EXERCISE
Please find all lines in the data that hold the string "matplotlib" and copy them.

MATERIAL PROVIDED
- - -
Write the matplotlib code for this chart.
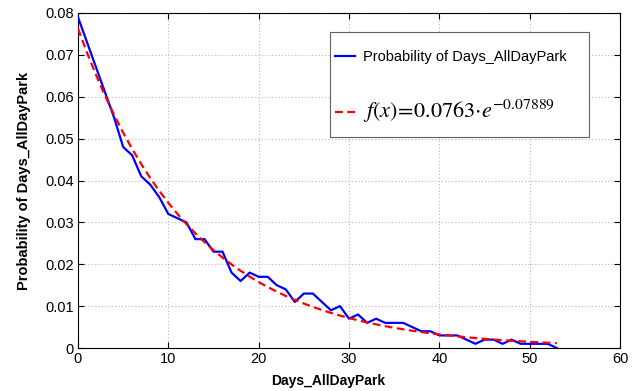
import matplotlib
matplotlib.use("Agg")
import matplotlib.pyplot as plt
import numpy as np
from matplotlib.patches import Rectangle
from matplotlib.ticker import FuncFormatter

days = list(range(0, 54))
prob = [0.079, 0.073, 0.067, 0.061, 0.055, 0.048, 0.046, 0.041, 0.039, 0.036,
        0.032, 0.031, 0.030, 0.026, 0.026, 0.023, 0.023, 0.018, 0.016, 0.018,
        0.017, 0.017, 0.015, 0.014, 0.011, 0.013, 0.013, 0.011, 0.009, 0.010,
        0.007, 0.008, 0.006, 0.007, 0.006, 0.006, 0.006, 0.005, 0.004, 0.004,
        0.003, 0.003, 0.003, 0.002, 0.001, 0.002, 0.002, 0.001, 0.002, 0.001,
        0.001, 0.001, 0.001, 0.0]

# Fitted curve parameters, as stated in the legend
fit_a = 0.0763
fit_b = 0.07889

x_ticks = [0, 10, 20, 30, 40, 50, 60]
y_ticks = [0, 0.01, 0.02, 0.03, 0.04, 0.05, 0.06, 0.07, 0.08]

plt.rcParams["font.family"] = ["Liberation Sans", "DejaVu Sans"]
plt.rcParams["mathtext.fontset"] = "stix"

fig = plt.figure(figsize=(6.42, 3.91), dpi=100)
ax = fig.add_axes([78 / 642, 1 - 348 / 391, 542 / 642, 335 / 391])

xd = np.array(days, dtype=float)
fit = fit_a * np.exp(-fit_b * xd)

ax.plot(days, prob, color="#0000ff", lw=1.6,
        label="Probability of Days_AllDayPark", zorder=3)
ax.plot(xd, fit, color="#ff0000", lw=1.6, ls=(0, (3.5, 2)),
        label=r"$f(x)\!=\!0.0763{\cdot}e^{-0.07889}$", zorder=4)

ax.set_xlim(0, 60)
ax.set_ylim(0, 0.08)
ax.set_xticks(x_ticks)
ax.set_yticks(y_ticks)
ax.yaxis.set_major_formatter(FuncFormatter(lambda v, p: "0" if v == 0 else f"{v:.2f}"))
ax.tick_params(direction="in", length=4, width=0.8, top=True, right=True,
               labelsize=10.5, pad=3)
ax.grid(True, color="#b8b8b8", ls=(0, (1, 2)), lw=0.8)
for s in ax.spines.values():
    s.set_linewidth(0.8)

ax.set_xlabel("Days_AllDayPark", fontsize=10, fontweight="bold")
ax.xaxis.set_label_coords((328 - 78) / 542, -0.1, transform=ax.transAxes)
ax.xaxis.label.set_va("center")
ax.set_ylabel("Probability of Days_AllDayPark", fontsize=10.5, fontweight="bold", labelpad=10)

# legend box frame (drawn separately so padding can differ per side)
ax.add_patch(Rectangle((0.465, 0.630), 0.478, 0.313, transform=ax.transAxes,
                       facecolor="white", edgecolor="#606060", lw=0.8, zorder=5))
leg = ax.legend(loc="upper left", bbox_to_anchor=(0.474, 0.89), fontsize=10.5,
                frameon=False, borderpad=0, labelspacing=2.3, handlelength=1.4,
                handletextpad=0.5, borderaxespad=0)
leg.set_zorder(6)
leg.get_texts()[1].set_fontsize(16)

fig.savefig("out.png", dpi=100)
- - -
FINAL ANSWER
Write the matplotlib code for this chart.
import matplotlib
matplotlib.use("Agg")
import matplotlib.pyplot as plt
from matplotlib.patches import Rectangle
from matplotlib.ticker import FuncFormatter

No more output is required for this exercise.